Juristisches Tauziehen um Pipeline geht weiter

Covestro hält an der Kohlenmonoxid-Leitung fest. Bürgerinitiativen wollen kämpfen.

Juristisches Tauziehen um Pipeline geht weiter
Foto: Matzerath

Kreis Mettmann. 2006 verabschiedete der Landtag in Düsseldorf das sogenannte Rohrleitungsgesetz. Es machte den Weg frei für den Bau einer Kohlenmonoxid-Leitung der Firma Covestro (früher Bayer). Sie verbindet die Werke Dormagen und Krefeld-Uerdingen und verläuft 67 Kilometern überwiegend rechtsrheinisch, unter anderem durch Monheim, Langenfeld, Hilden, Erkrath und Ratingen. Die Giftgas-Leitung ist längst fertig, durfte aber bis heute nicht in Betrieb gehen. Weil nicht nur mehr als 100 000 Anwohner, sondern auch die betroffenen Städte das zu verhindern suchen.

Covestro hält an der Pipeline nach wie vor fest. „Wir haben keinen Anlass, aus dem Projekt rauszugehen. Wir brauchen die Pipeline für den Transport von Kohlenmonoxid, sonst entsteht uns ein Wettbewerbsnachteil“, sagt Covestros NRW-Standortleiter Daniel Koch. Das Oberverwaltungsgericht in Münster habe laut einem Covestro-Sprecher bereits das Sicherheitskonzept der Pipeline und deren Verlauf bestätigt.

Offen ist die Frage nach dem Allgemeinnutzen der Rohrleitung. Das Gericht in Münster hatte das Thema ans Bundesverfassungsgericht verwiesen, das Anfang 2017 entscheiden sollte. Die Karlsruher Richter aber ordneten die Zuständigkeit wieder dem Gericht in Münster zu und verwiesen die Angelegenheit dorthin zurück.

Der Senat habe bereits mitgeteilt, berichtet Kreis-Umweltdezernent Nils Hanheide, dass das Oberverwaltungsgericht Münster das Verfahren jedoch erst wieder aufnehme, wenn der Planänderungsbescheid der Bezirksregierung Düsseldorf erlassen sei. Das wolle die Bezirksregierung nach eigenen Angaben im dritten Quartal dieses Jahres tun. Da anschließend mit weiteren Schriftsatzrunden zu rechnen sei, hält es der Kreis-Umweltdezernent für „unwahrscheinlich“, dass es in diesem Jahr noch zu einer Entscheidung im Klageleitverfahren kommen wird.
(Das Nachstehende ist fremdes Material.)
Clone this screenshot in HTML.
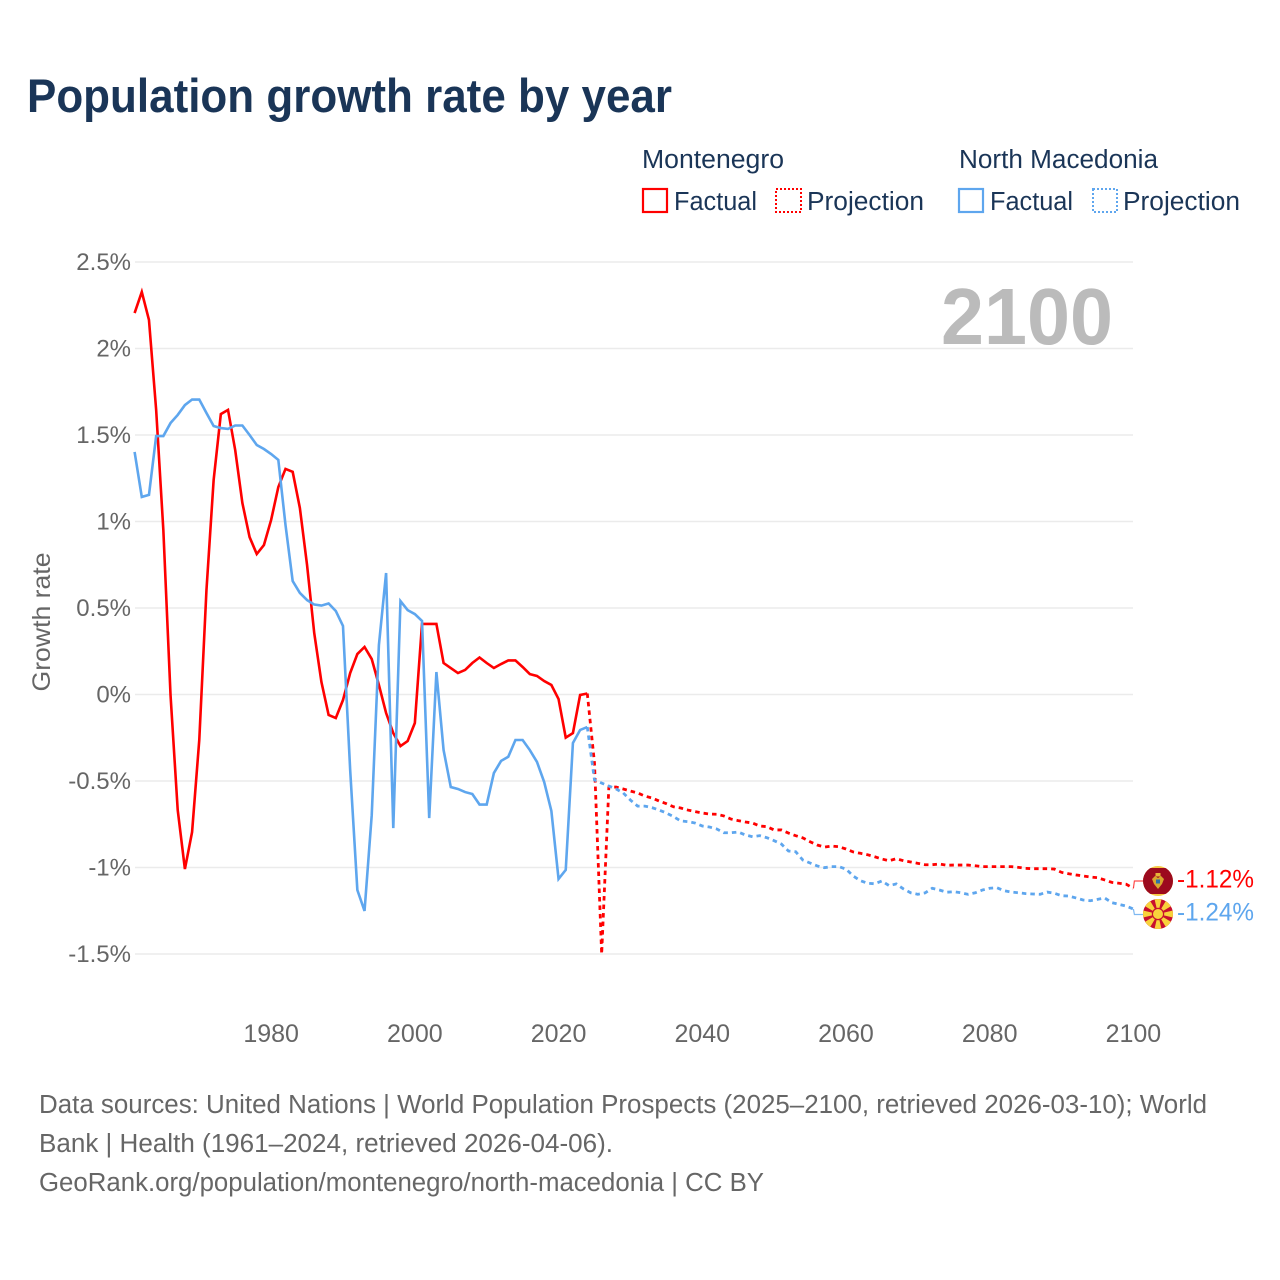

Markus Ogorek, Rechtswissenschaftler

Die „Stopp Bayer-CO-Pipeline“-Initiativen wollen auf jeden Fall weiter kämpfen — „notfalls auch weitere zehn Jahre“, kündigt Pressekoordinator Dieter Donner an. In dem juristischen Streit sei bisher weder die technische Konzeption und schon gar nicht „die in Teilen rechtswidrige, schrottreife Bauausführung gerichtlich beurteilt“ worden.

Und auch zu den Enteignungen sei noch nicht das letzte Wort gesprochen, meint Donner. Zwar hätten die drei Kammerrichter des Bundesverfassungsgerichts die Richtervorlage des Oberverwaltungsgerichts NRW als „unzulässig“ zurückgewiesen.

Diese Entscheidung werde aber in der Rechtswissenschaft diskutiert und hinterfragt. Drei namhafte Rechtswissenschaftler (Ogorek, Hoops, Höfling/Stöckle) stellten klar, dass der von der Kammer des Bundesverfassungsgerichts gemachte Vorwurf, die Richter des Oberverwaltungsgerichts hätten sich nicht an Grundsatzentscheidungen des höchsten Gerichts orientiert, auf die Richter des Bundesverfassungsgerichts selbst zurückfalle.

Die Gelehrten sagen: Es seien die Kammerrichter des Bundesverfassungsgerichts gewesen, die von Senatsentscheidungen abgewichen seien — nicht das Oberverwaltungsgericht NRW. Ogorek: „Der Beschluss der zweiten Kammer des Ersten Senats zur Kohlenmonoxid-Pipeline ist schlechthin unhaltbar.“ Das bedeutet wohl: Ein Ende des juristischen Tauziehens ist noch lange nicht in Sicht. Die Pipeline-Gegner werden unter anderem vom Kreis Mettmann unterstützt. Privatleute klagten gegen das Vorhaben, weil sie ihre Grundstücke abgeben sollen.